Records with drawing code:
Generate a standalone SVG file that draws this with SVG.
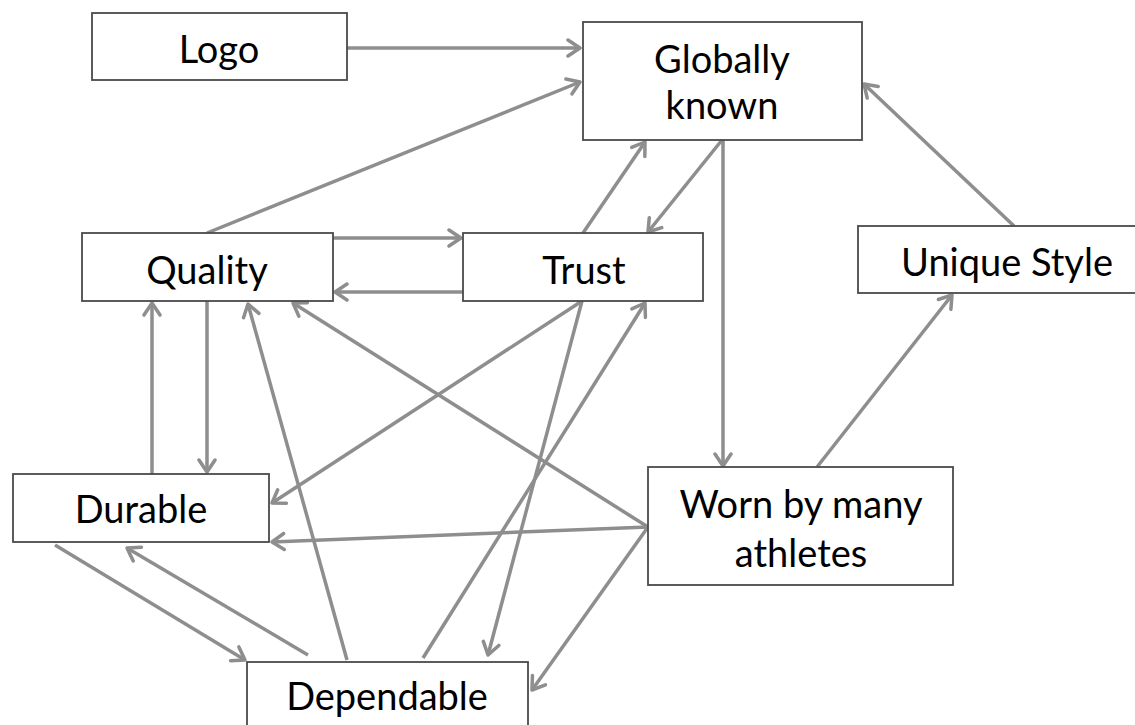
<svg xmlns="http://www.w3.org/2000/svg" width="1135" height="725" viewBox="0 0 1135 725">
<defs>
<style>
.box{fill:#fff;stroke:#4a4a4a;stroke-width:1.8}
.lbl{font-family:Lato,"Open Sans","Liberation Sans",sans-serif;font-size:38px;fill:#000;text-anchor:middle}
.edge{stroke:#8e8e8e;stroke-width:3.5;fill:none;marker-end:url(#arr)}
</style>
<marker id="arr" markerUnits="userSpaceOnUse" markerWidth="24" markerHeight="24" refX="15" refY="10" orient="auto">
<path d="M3,2 L15,10 L3,18" fill="none" stroke="#8e8e8e" stroke-width="3.5" stroke-linecap="round" stroke-linejoin="round"/>
</marker>
</defs>
<rect width="1135" height="725" fill="#fff"/>
<g id="connectors">
<line class="edge" x1="347" y1="48" x2="580" y2="48"/>
<line class="edge" x1="207" y1="233" x2="580" y2="82"/>
<line class="edge" x1="333" y1="238" x2="461" y2="238"/>
<line class="edge" x1="463" y1="292" x2="335" y2="292"/>
<line class="edge" x1="583" y1="233" x2="645" y2="142"/>
<line class="edge" x1="722" y1="140" x2="648" y2="232"/>
<line class="edge" x1="723" y1="140" x2="723" y2="466"/>
<line class="edge" x1="1014" y1="226" x2="864" y2="84"/>
<line class="edge" x1="817" y1="467" x2="952" y2="295"/>
<line class="edge" x1="152" y1="474" x2="152" y2="303"/>
<line class="edge" x1="207" y1="301" x2="207" y2="472"/>
<line class="edge" x1="347" y1="660" x2="248" y2="304"/>
<line class="edge" x1="648" y1="527" x2="293" y2="303"/>
<line class="edge" x1="582" y1="301" x2="272" y2="503"/>
<line class="edge" x1="582" y1="301" x2="488" y2="655"/>
<line class="edge" x1="423" y1="658" x2="645" y2="303"/>
<line class="edge" x1="648" y1="527" x2="272" y2="542"/>
<line class="edge" x1="648" y1="527" x2="532" y2="690"/>
<line class="edge" x1="55" y1="545" x2="245" y2="660"/>
<line class="edge" x1="308" y1="655" x2="127" y2="548"/>
</g>
<g id="logo"><rect class="box" x="92" y="13" width="255" height="67"/><text class="lbl" x="219" y="63">Logo</text></g>
<g id="globally-known"><rect class="box" x="583" y="22" width="279" height="118"/><text class="lbl" x="722" y="73">Globally</text><text class="lbl" x="722" y="119">known</text></g>
<g id="unique-style"><rect class="box" x="858" y="226" width="290" height="67"/><text class="lbl" x="1007" y="276">Unique Style</text></g>
<g id="quality"><rect class="box" x="82" y="233" width="251" height="68"/><text class="lbl" x="207" y="284">Quality</text></g>
<g id="trust"><rect class="box" x="463" y="233" width="240" height="68"/><text class="lbl" x="584" y="284">Trust</text></g>
<g id="durable"><rect class="box" x="13" y="474" width="256" height="68"/><text class="lbl" x="141" y="523">Durable</text></g>
<g id="worn"><rect class="box" x="648" y="467" width="305" height="118"/><text class="lbl" x="801" y="518">Worn by many</text><text class="lbl" x="801" y="567">athletes</text></g>
<g id="dependable"><rect class="box" x="247" y="662" width="281" height="80"/><text class="lbl" x="387" y="710">Dependable</text></g>
</svg>
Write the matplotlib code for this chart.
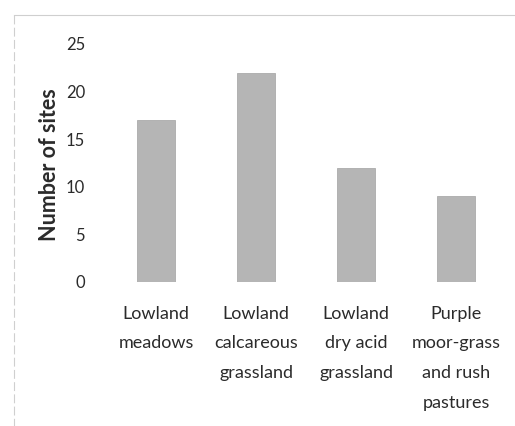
import matplotlib.pyplot as plt
from matplotlib.lines import Line2D

categories = ["Lowland\nmeadows", "Lowland\ncalcareous\ngrassland",
              "Lowland\ndry acid\ngrassland", "Purple\nmoor-grass\nand rush\npastures"]
sites = [17, 22, 12, 9]
yticks = [0, 5, 10, 15, 20, 25]

plt.rcParams['font.family'] = ['Lato', 'DejaVu Sans']

fig = plt.figure(figsize=(5.15, 4.26), dpi=100)
ax = fig.add_axes([106 / 515, 1 - 282 / 426, 400 / 515, 238 / 426])

x = range(len(categories))
ax.bar(x, sites, width=0.38, color="#b5b5b5", edgecolor="#ababab", linewidth=0.6)

ax.set_xlim(-0.5, 3.5)
ax.set_ylim(0, 25)
ax.set_yticks(yticks)
ax.set_yticklabels([str(v) for v in yticks], fontsize=12, color="#2b2b2b")
ax.set_xticks(list(x))
ax.set_xticklabels(categories, fontsize=13, color="#2b2b2b", linespacing=2.05, va="top")
ax.tick_params(axis="both", length=0)
ax.tick_params(axis="y", pad=15)
ax.tick_params(axis="x", pad=17)
for s in ax.spines.values():
    s.set_visible(False)

ax.set_ylabel("Number of sites", fontsize=15.5, fontweight="bold", color="#2b2b2b")
ax.yaxis.set_label_coords(-0.115, 0.495)

# light frame around the chart area
fig.add_artist(Line2D([14 / 515, 1.0], [1 - 15 / 426] * 2, color="#cfcfcf", lw=0.8,
                      transform=fig.transFigure))
fig.add_artist(Line2D([14 / 515] * 2, [1 - 15 / 426, 0.0], color="#cfcfcf", lw=0.8,
                      linestyle=(0, (8, 3)), transform=fig.transFigure))

fig.savefig("out.png", dpi=100)
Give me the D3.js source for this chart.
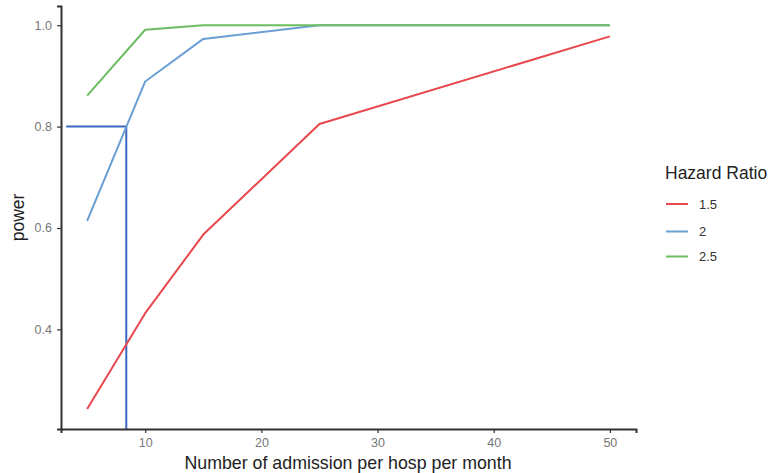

_Aim of the exercise_
Lines of the material that contain the word "matplotlib" are to be gathered.

_Solution_
Write the matplotlib code for this chart.
import matplotlib.pyplot as plt
from matplotlib.lines import Line2D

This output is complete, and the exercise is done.